Whether portraying a quiet domestic scene or a sweeping landscape, Awodiya Toluwani’s striking paintings are connected through a unique surface. As much a subject of the work as his portraits, each canvas is covered in relief marks that imitate scars, or tribal marks, historically common to several indigenous cultures in Africa. When European colonial governments began to condemn and criminalize the practice, it declined or disappeared altogether. But for some, continuing the tradition meant performing an act of resistance.
Toluwani’s paintings are created on this textured “skin,” layering empowered portraits and atmospheric scenes over the dark legacy of colonialism and human enslavement. The artist considers both the physical scars of slavery—inflicted by whips and cane lashes—and the trauma it wrought on communities throughout Africa, highlighting a complex history. “History is a very essential part of human existence,” Toluwani says in a statement. “It gives us a better understanding of lives lived in the past, better ways to live in the present, and what legacy to leave for the future generations.”

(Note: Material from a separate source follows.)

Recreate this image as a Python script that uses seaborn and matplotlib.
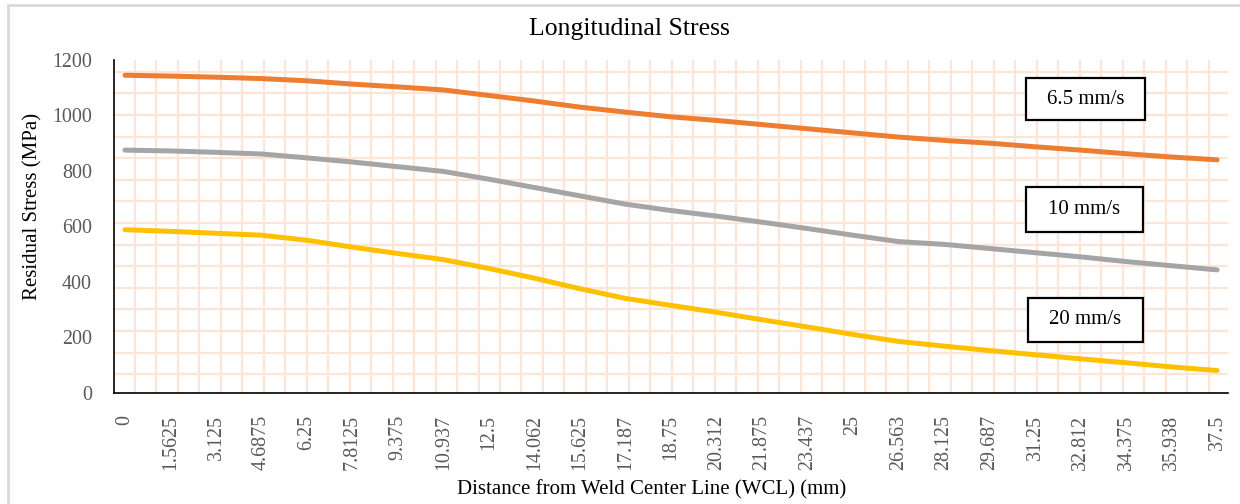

Figures play a central role in Toluwani’s works, whether evocative of Dutch Golden Age paintings, such as Johannes Vermeer’s The Milkmaid (c.1660), or laboring within a broader landscape in a cotton field or a fishing boat. The artist has recently been drawn to compositions redolent of Lagos, Nigeria, especially an inner-city slum known as Makoko Village, in which residents build stilt houses over a lagoon. The scarred textures are always present, ranging from recognizable images of spiders, feet, or hearts, to abstract glyphs and geometric shapes.